The lumber played out. Millworks closed. The locusts moved on.


Cook Curtis & Miller Sawmill machinery building


The train stopped running in 1910. Afterwards, you could either catch a packet freighter running this way then that along the lake or the stage from also isolated Seney, where at least they still had a train. To that point, the town shares much the same narrative as Fayette and Nahma to the south.

Except Lake Superior isn't Lake Michigan, so Grand Marais didn't suffer their fate. Commercial fishing helped sustain the place until after the first lamprey arrived in Superior courtesy of the Welland Canal, no later than 1938.

Then like the Indians, the pine and the train after that, soon the lake trout too were mostly gone.




For enterprise, what remained of the little boom & bust settlement turned primarily to tourism. That's about where we came in.

*

When Heather and I first visited Grand Marais, Jim Harrison might be found holding court at the Dunes Saloon, now called the Lake Superior Brewing Company. Harrison's camp was out near the Blind Sucker River.

One of the all-time great river names, that used to be the more prosaic 'Sucker River' lumbermen floated logs down. Later it was converted to a spring fed swamp and rechristened the 'Dead Sucker River'. Today, the Sucker runs officially Blind into the big lake.

By any name, from there Grand Marais is pretty well locked in by wilderness and wild water all the way east to Whitefish Point. That's a long way.





Jim Harrison's gone. Bertha Chilson's Cozy Corner Café now houses the Grand Marais Outfitters. On the town’s register of historic buildings, the retrofit is said to have made the first ‘green’ building in Alger County.




Even with that, Grand Marais still hosts a classic American diner. This one salvaged and relocated more than once, now restored to gleaming glory just down the curling harbor walk from Bertha’s old joint.




Ellen Airgood went to Grand Marais on a camping trip and fell in love.
Together with her husband Rick, they rescued a dilapidated diner of Pennsylvanian origin from a field in Illinois. Hauled that sucker up over the Mackinaw Bridge, which must’ve been quite the sight. Then with much love and hard work, at the edge of the wilderness they gave it new life as the West Bay Diner & Delicatessen.

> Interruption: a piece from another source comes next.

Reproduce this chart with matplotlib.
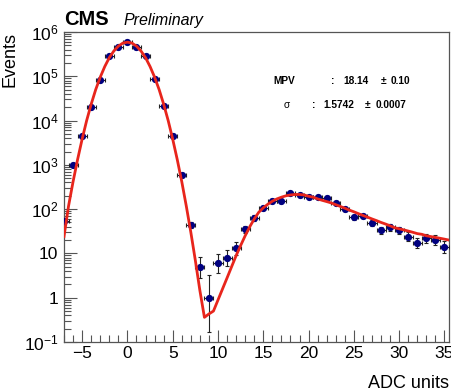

Like Bertha Chilson before them, Ellen and Rick offer fine fare served with generosity of spirit from a smallish space in the most splendid of settings.




As if that's not enough, Ellen also made herself an Upper Peninsula author of note. Like Jim Harrison before her, she’s inspired by Grand Marais’ rich sense of history and place. From an interview with National Public Radio about her novel South of Superior:

“I really wanted to write about the north… I think it’s full of characters that I’m not sure they make people like this anymore – very independent, self-reliant, full of capability… You might almost be in another time, only you’re not. It’s a little bit magical.

To me the lake is a character. It shapes the community. It shapes the people. It shapes the personalities, the attitude towards life.”




*


After the Odyssey ended, the Kingston Plains was the site I most needed to work more. The place nags me. I positively pine for it.




Happily, the Plains is near storied Grand Marais. Still a harbor of safe refuge, as the voracious appetite of windblown sand, wild water and complex history combined somehow haven’t yet managed to eat it.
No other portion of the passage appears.